I made a lot of progress with teachers saying “hey I’m gonna doodle in class. But that’s just how I do” and they seemed to generally be cool with it. Other times I just did it and said nothing and they would generally complain, or sometimes just do nothing.

If you just don’t ever come to any classes, then who the fuck knows what’s up? If you fail that’s on you. If you go to the prof and say “hey I’ve already studied this mostly so can I skip the lectures?” Then they turn the tables and fail you at the end anyway, that’s reason to be upset at an insutrctor, even if they are following the written rules, for being a slimy-ass prick.


#1320

In seventh grade one time the teacher called out one of the other students in class asking why he wasn’t taking any notes.

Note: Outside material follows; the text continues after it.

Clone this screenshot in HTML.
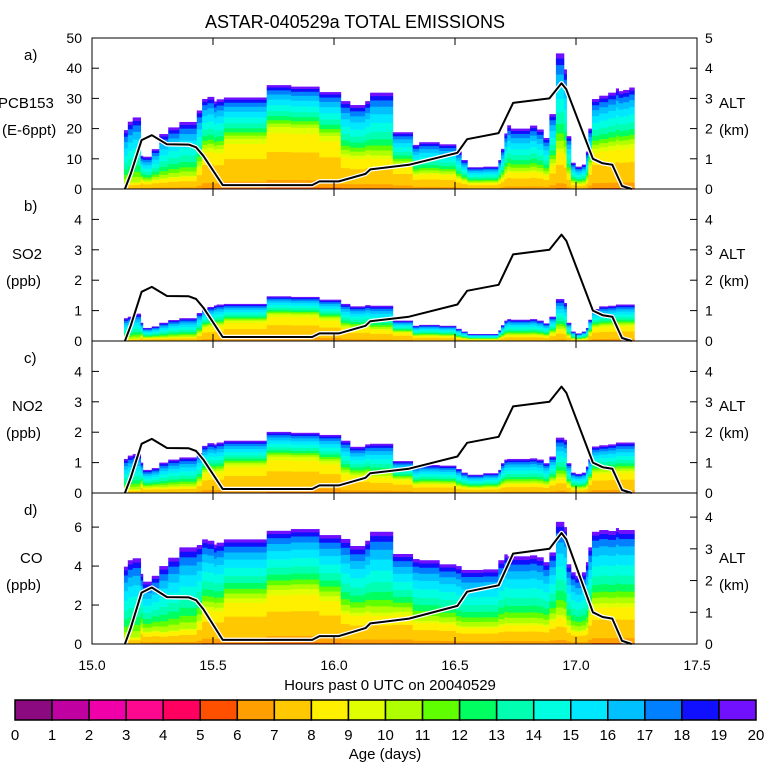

The kid said “Scott doesn’t take notes.”

The teacher said “Scott’s getting an A.”

Oh snap.


#1321

We aren’t talking about any of those situations though. Based on the situation that @ruffas described, these students just didn’t show up, without talking to the professor beforehand. Even when asked why an exception should be made to the attendance policy, they couldn’t come up with one.

In that situation, even if the attendance policy may seem stupid and arbitrary, if you break it, you suffer the consequences, and I have absolutely no problem with that.


#1322

Right, I agree with that. If you just don’t show up then it’s on you. If you break a rule even a dumb one expect to be called on it. Basic stuff.

If a student doesn’t want to come, because it’s stupid, make up any reason and clear it and then enjoy not following the dumb rule.

I’m just pointing out that even when there are rules, exceptions do always exist. Someone will figure out a way around and so, while I’m not in any way a lawyer, i think rules should always be considered with the fact they are ultimately artificial and subject to… Human factors.


#1323

Alcohol and traffic laws aren’t arbitrary, they’re in the interest of public health and safety. An attendance policy is about the most arbitrary rule I can think of. No one but the student gets hurt if they don’t show up and even then it’s not physically. No one ever died from getting an F.